Years ago I had one of these types of capacitor blow-up on a board I designed. Turned out the silkscreen had been reversed and the cap was installed backwards - it was a wet-slug tantalum electrolytic, only 5V across it, but tantalums do not take kindly to reversed polarity.

In my case, too, the board had run for several months without problem before the cap failed - it doesn't happen instantly in the case of reverse polarity, but a caps will get quite hot if installed backwards and will eventually fail in dramatic fashion.

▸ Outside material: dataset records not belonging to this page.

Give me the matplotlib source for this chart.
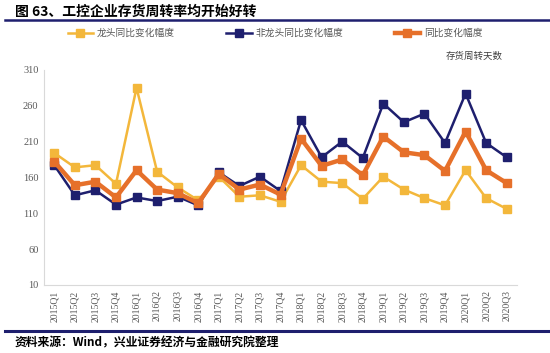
import matplotlib
matplotlib.use('Agg')
import matplotlib.pyplot as plt
from matplotlib.lines import Line2D

plt.rcParams['font.family'] = ['Noto Sans CJK SC', 'DejaVu Sans']

# 季度
quarters = ['2015Q1', '2015Q2', '2015Q3', '2015Q4',
            '2016Q1', '2016Q2', '2016Q3', '2016Q4',
            '2017Q1', '2017Q2', '2017Q3', '2017Q4',
            '2018Q1', '2018Q2', '2018Q3', '2018Q4',
            '2019Q1', '2019Q2', '2019Q3', '2019Q4',
            '2020Q1', '2020Q2', '2020Q3']

# 存货周转天数
leader = [194, 174, 177, 151, 285, 168, 146, 128, 161, 133, 135, 126,
          177, 154, 152, 130, 161, 143, 131, 121, 170, 131, 116]
non_leader = [177, 135, 142, 122, 132, 127, 133, 121, 167, 148, 161, 141,
              240, 188, 210, 187, 263, 237, 249, 208, 277, 208, 188]
overall = [182, 149, 154, 132, 170, 143, 138, 124, 165, 143, 150, 136,
           214, 176, 185, 163, 217, 195, 191, 169, 224, 170, 152]

yticks = [10, 60, 110, 160, 210, 260, 310]

c_yellow = '#F3B73B'
c_navy = '#1E1F6E'
c_orange = '#E6702A'
c_tick = '#595959'
serif = 'Liberation Serif'

fig = plt.figure(figsize=(5.5, 3.53), dpi=100)
fig.patch.set_facecolor('white')
ax = fig.add_axes([0.08, 0.193, 0.86, 0.609])

x = list(range(len(quarters)))
ax.plot(x, leader, '-s', color=c_yellow, linewidth=1.8, markersize=6, label='龙头同比变化幅度')
ax.plot(x, non_leader, '-s', color=c_navy, linewidth=1.8, markersize=6, label='非龙头同比变化幅度')
ax.plot(x, overall, '-s', color=c_orange, linewidth=3.2, markersize=6, label='同比变化幅度')

ax.set_xlim(-0.5, len(quarters) - 0.5)
ax.set_ylim(10, 310)
ax.set_yticks(yticks)
ax.set_yticklabels([str(v) for v in yticks], fontsize=7.5, color=c_tick, family=serif)
ax.set_xticks(x)
ax.set_xticklabels(quarters, rotation=90, fontsize=7, color=c_tick, family=serif)
ax.tick_params(length=0, pad=4)
for side in ['top', 'right']:
    ax.spines[side].set_visible(False)
for side in ['left', 'bottom']:
    ax.spines[side].set_color('#D9D9D9')
    ax.spines[side].set_linewidth(0.8)

# 图例
fig.legend(loc='center', bbox_to_anchor=(0.5, 1 - 33 / 353), ncol=3, frameon=False,
           fontsize=7, handlelength=2.6, columnspacing=5.3, handletextpad=0.4,
           labelcolor='#595959')

# 标题与分隔线
fig.text(15 / 550, 1 - 12 / 353, '图 63、工控企业存货周转率均开始好转', fontsize=10,
         fontweight='bold', va='center', ha='left', color='black')
fig.add_artist(Line2D([5 / 550, 1.0], [1 - 20 / 353, 1 - 20 / 353], color=c_navy, linewidth=1.8))
fig.text(503 / 550, 1 - 56 / 353, '存货周转天数', fontsize=6.8, ha='right', va='center', color='#404040')
fig.add_artist(Line2D([5 / 550, 1.0], [1 - 331 / 353, 1 - 331 / 353], color=c_navy, linewidth=2.2))
fig.text(15 / 550, 1 - 343 / 353, '资料来源：Wind，兴业证券经济与金融研究院整理', fontsize=8.5,
         fontweight='bold', va='center', ha='left', color='black')

fig.savefig('out.png', dpi=100)
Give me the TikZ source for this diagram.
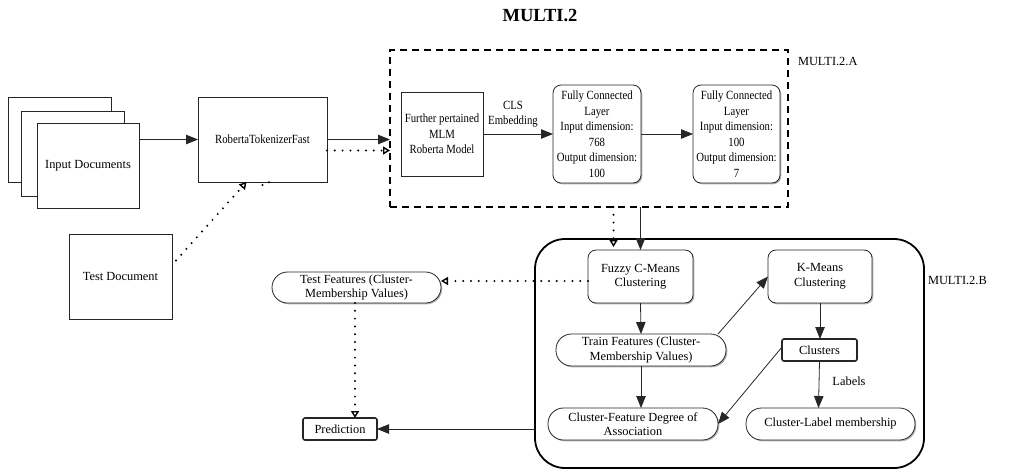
\documentclass[tikz,border=0pt]{standalone}
\usepackage{fontspec}
\setmainfont{Liberation Serif}
\newfontfamily\narrowserif[FakeStretch=0.86]{Liberation Serif}
\usetikzlibrary{arrows.meta,shadows,calc}
\tikzset{
  base/.style={draw=black!85, line width=0.8pt, inner sep=0pt, outer sep=0pt, align=center,
    font=\fontsize{12.4}{14.5}\selectfont, fill=white},
  sqbox/.style={base, rectangle},
  narrowtxt/.style={font=\narrowserif\fontsize{12.5}{15.5}\selectfont},
  rbox/.style={base, rounded corners=8pt,
    drop shadow={shadow xshift=1.3pt, shadow yshift=-1.3pt, opacity=0.3, fill=black}},
  pill/.style={base, rounded corners=15.5pt,
    drop shadow={shadow xshift=1.3pt, shadow yshift=-1.3pt, opacity=0.3, fill=black}},
  tbox/.style={base, line width=1.6pt, rounded corners=2pt},
  lbl/.style={inner sep=0pt, outer sep=0pt, font=\fontsize{12.4}{14.5}\selectfont, align=center},
  arr/.style={draw=black!85, line width=0.8pt, -{Triangle[length=12pt,width=9.5pt]}},
  dotarr/.style={draw=black, line width=2.2pt, line cap=round, dash pattern=on 0pt off 7.8pt,
    -{Triangle[open,length=7pt,width=8pt,line width=1.4pt]}},
  dotline/.style={draw=black, line width=2.2pt, line cap=round, dash pattern=on 0pt off 7pt}
}
\begin{document}
\begin{tikzpicture}[x=1pt,y=-1pt]
\useasboundingbox (0,0) rectangle (1009,472);
% title
\node[lbl, font=\bfseries\fontsize{18.5}{20}\selectfont] (title) at (540,16) {MULTI.2};
% input documents stack
\node[sqbox, minimum width=103pt, minimum height=85pt] (doc3) at (59.5,139.5) {};
\node[sqbox, minimum width=103pt, minimum height=85pt] (doc2) at (72.5,153.5) {};
\node[sqbox, minimum width=102pt, minimum height=85pt] (doc1) at (88,165.5) {Input Documents};
\node[sqbox, minimum width=129pt, minimum height=85pt, narrowtxt] (tok) at (262.5,139.5) {RobertaTokenizerFast};
\node[sqbox, minimum width=103pt, minimum height=85pt] (test) at (120.5,276.5) {Test Document};
% MULTI.2.A
\node[draw=black, line width=1.7pt, dash pattern=on 7pt off 5pt, minimum width=398pt, minimum height=157pt,
  inner sep=0pt, outer sep=0pt] (A) at (589,128.5) {};
\node[lbl, anchor=west] (Alab) at (798,61) {MULTI.2.A};
\node[sqbox, narrowtxt, minimum width=82pt, minimum height=84pt] (rob) at (442,134) {Further pertained\\MLM\\Roberta Model};
\node[rbox, narrowtxt, minimum width=88pt, minimum height=98pt] (fc1) at (597,134)
  {Fully Connected\\Layer\\Input dimension:\\768\\Output dimension:\\100};
\node[rbox, narrowtxt, minimum width=87pt, minimum height=98pt] (fc2) at (736.5,134)
  {Fully Connected\\Layer\\Input dimension:\\100\\Output dimension:\\7};
\node[lbl, narrowtxt] (cls) at (513,114) {CLS\\Embedding};
% MULTI.2.B
\node[draw=black, line width=1.8pt, rounded corners=30pt, minimum width=389pt, minimum height=229pt,
  inner sep=0pt, outer sep=0pt] (B) at (729.5,353.5) {};
\node[lbl, anchor=west] (Blab) at (928,280) {MULTI.2.B};
\node[rbox, minimum width=105pt, minimum height=53pt] (fuzzy) at (640.5,276.5) {Fuzzy C-Means\\Clustering};
\node[rbox, minimum width=104pt, minimum height=53pt] (kmeans) at (820,276.5) {K-Means\\Clustering};
\node[pill, minimum width=170pt, minimum height=32pt] (train) at (641,350) {Train Features (Cluster-\\Membership Values)};
\node[tbox, minimum width=75pt, minimum height=22pt] (clusters) at (819.5,350) {Clusters};
\node[pill, minimum width=170pt, minimum height=32pt] (cf) at (633,424) {Cluster-Feature Degree of\\Association};
\node[pill, minimum width=169pt, minimum height=32pt] (cl) at (830.5,424) {Cluster-Label membership};
\node[pill, minimum width=169pt, minimum height=31pt] (testf) at (356.5,287.5) {Test Features (Cluster-\\Membership Values)};
\node[tbox, minimum width=74pt, minimum height=22pt] (pred) at (340,429) {Prediction};
% connectors
\draw[arr] (doc1.east |- tok.west) -- (tok.west);
\draw[arr] (tok.east) -- (tok.east -| A.west);
\coordinate (tokd) at ([yshift=-11pt]tok.east);
\draw[dotarr] (tokd) -- (tokd -| A.west);
\coordinate (tests) at ([shift={(4pt,16pt)}]test.east);
\draw[dotarr] (tests) -- ([xshift=-16pt]tok.south);
\draw[dotline] ([shift={(0pt,-3pt)}]tok.south) -- ([xshift=7pt]tok.south);
\draw[arr] (rob.east) -- (fc1.west);
\draw[arr] (fc1.east) -- (fc2.west);
\draw[arr] (A.south -| fuzzy.north) -- (fuzzy.north);
\coordinate (fzd) at ([xshift=-27pt]fuzzy.north);
\draw[dotarr] (fzd |- A.south) -- ([yshift=3pt]fzd);
\draw[arr] (fuzzy.south) -- (train.north);
\draw[arr] (train.south) -- (train.south |- cf.north);
\draw[arr] ([xshift=-8pt]train.north east) -- (kmeans.west);
\draw[arr] (kmeans.south) -- (kmeans.south |- clusters.north);
\draw[arr] (clusters.south) -- ([xshift=-12pt]cl.north);
\node[lbl, fill=white] (labtxt) at (849,381) {Labels};
\draw[arr] ([yshift=3pt]clusters.west) -- (cf.east);
\coordinate (fzw) at ([yshift=-4.5pt]fuzzy.west);
\draw[dotarr] (fzw) -- (fzw -| testf.east);
\draw[dotarr] ([xshift=-1.5pt]testf.south) -- ([xshift=-1.5pt]testf.south |- pred.north);
\draw[arr] (B.west |- pred.east) -- (pred.east);
\end{tikzpicture}
\end{document}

The mess in the photos looks very similar to what I saw in that case. Fortunately, the part failed in a system that was in extended testing on a hot-bench in the lab - I was there when it blew, it sounded like a pistol-shot!

Cleaned up the mess, installed a replacement cap correctly and the board came right up - no collateral damage (and this was a solid-state design).

I'd be inclined in this case to verify that the rest of the amp was assembled correctly (no reversed caps) and replace the blown cap.

It is highly unlikely anything else was damaged beyond repair in the amp.

Or, if it is going into the dumpster, please PM me for mailing instructions! 😎

Sam

I agree,,, I learn quickly from vivid mistakes... If you repair it,, maybe move that big resistor up, away from teh PC board, and capacitor,, and get it some ventilation,,, Its got to be hot in that little box...
 
Well,

tube flash over or cap fail..with the resistor probably tube flash over..
Sometimes the flash over will clear the fault in a tube so just replace the parts..if its mixed bias then check bias supply..use a meter to check for shorts across the tube.

I would change both sides cap and resistor..its cheap to do..

Regards
M. Gregg
 
I think heat is your enemy here. Small enclosure...no top vents. Even if there were top vents the PCB's are all tight to the edges which would not allow much air flow. If you are going to fix it replace the 10 watt resistors and solder them in a good height above the boards. I would put them against the sides of the chassis with some heat sink paste. Make absolutely sure to use a 105 degree C cap for any replacements you do.
 
The amp was poorly made, as mentioned no fuses, and I'm pretty sure the explosion of the cap cracked the resistor. No vents on the top and just poor thought placing the cap next to a really hot resistor. I had a second one of these that had suffered some other electrical fault and it also received the flying dumpster slam dunk just like this one got. I was going to salvage some parts but decided it was all bad.

The form factor was about the best part of the amp.

It does make me want to wear safety goggles when firing up a new amp, so that is a good thing that came out of it. 🙂

Sandy
 
one of the PIO caps that blew was placed very close and parallel to a HOT resistor

It's not PIO, just an ordinary electrolytic. The amp could be fixed with a shop vac, maybe an old tooth brush and some solvent, and $5 worth of parts. I have blown up and fixed far worse.

Coincidently, I had the same failure in one of my SSE boards. The output tube was very gassy, glowing blue kind of gassy, and I wanted to watch it melt. The tube current ran away causing the resistor to blow, which then scattered the cap all over the room. I cleaned up te mess, replaced the parts, and it lives on to blow up more stuff!
 
It's not PIO, just an ordinary electrolytic. The amp could be fixed with a shop vac, maybe an old tooth brush and some solvent, and $5 worth of parts. I have blown up and fixed far worse.

I could easily have fixed it, but that amp always bugged me, it was like a hammer with a loose head that you keep fixing and is never quite tight to the handle. It was time for it to make the journey into the bright light...

For the cap, I didn't know it was common to use paper in a regular electrolytic, but can't say I have seen many blow that bad 🙂

My time was better spent working on the next tube project, the EZ125 which I'll be posting as soon as I can.